Now I'm stuck with either my 56.6 connection (which rarely connects any higher than 49Kbps) or buying a satellite system. I guess I'll go with the sat modem, but I'm NOT happy about it. A quick look at the DirecPC website reveals that going this route is not as simple as other broadband options. It's more expensive, you have to have the system professionally installed, you need to keep an Internet dial-up account (for telco return), you have to pay per desktop for a home network (what's up with THAT?), and other annoyances. There's also the issue of the big investment: $200 for the Duo dish (for Internet and sat TV) and the installation fees. What if I get it and hate it? Having a dish bolted to your roof makes things a lot more complicated than calling up your cable provider and telling them to come pick up their shitty modem (which is what I did with Arlington Cable).

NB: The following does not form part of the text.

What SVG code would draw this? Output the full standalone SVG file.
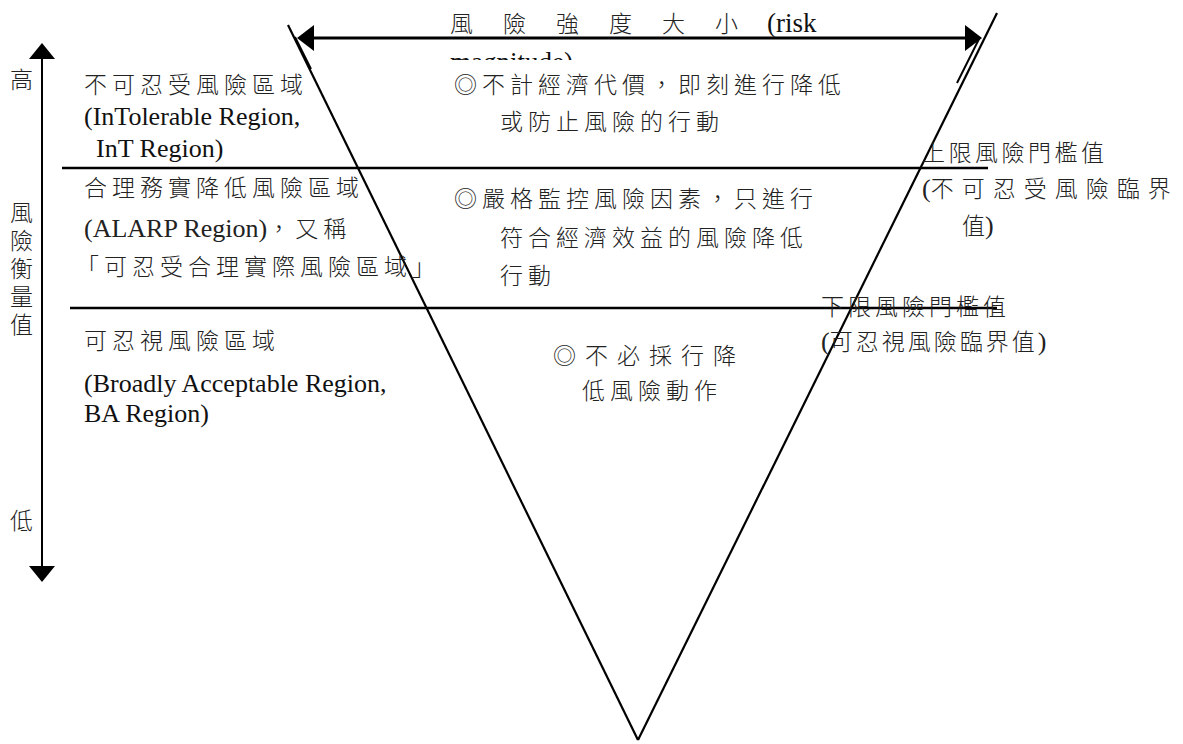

So what's the point in all this whining? There is a point. Several. Hopefully you can learn from my experience:
- You've probably heard many horror stories about broadband over the last few years and have been wondering if we've moved out of the rocky early adopter phase. We haven't. I continue to hear hard luck stories, and now I have my own. So if you're planning on getting a high-speed connection, do your homework and proceed with caution.
- If you move into a new area, find out what sorts of high-speed connectivity is available. And don't take the provider's Web site's word for it. Call them. And when they congratulate you, ask them to double check. Tell them that a friend of yours went through all this, waited for the future to arrive, but it stopped just short of his neighborhood.
- If you sign up for a high-speed connection, don't assume you're going to get it till you get it. Don't start using the free email accounts they send you, don't cancel any old accounts, don't spend hours (as I did) researching home network hardware that's dependant on the broadband hardware you think you're going to get. And for heaven's sake, don't buy any home network tech dependent on the broadband type (as I almost did).
- When you see those ads and emails for the REAL Internet, and you already have a high-speed connection, have a heart for those of us who not only don't have cable or DSL access, but may never have it (or at least not until it's really old news to the digerati). And if you live in a digital backwater too and have to suffer through all of those TV ads telling you that you're not living in the future until you have a cable or DSL connection -- knowing that they're teasing you with something you can't have -- try not to "pull an Elvis" and shoot up your TV set.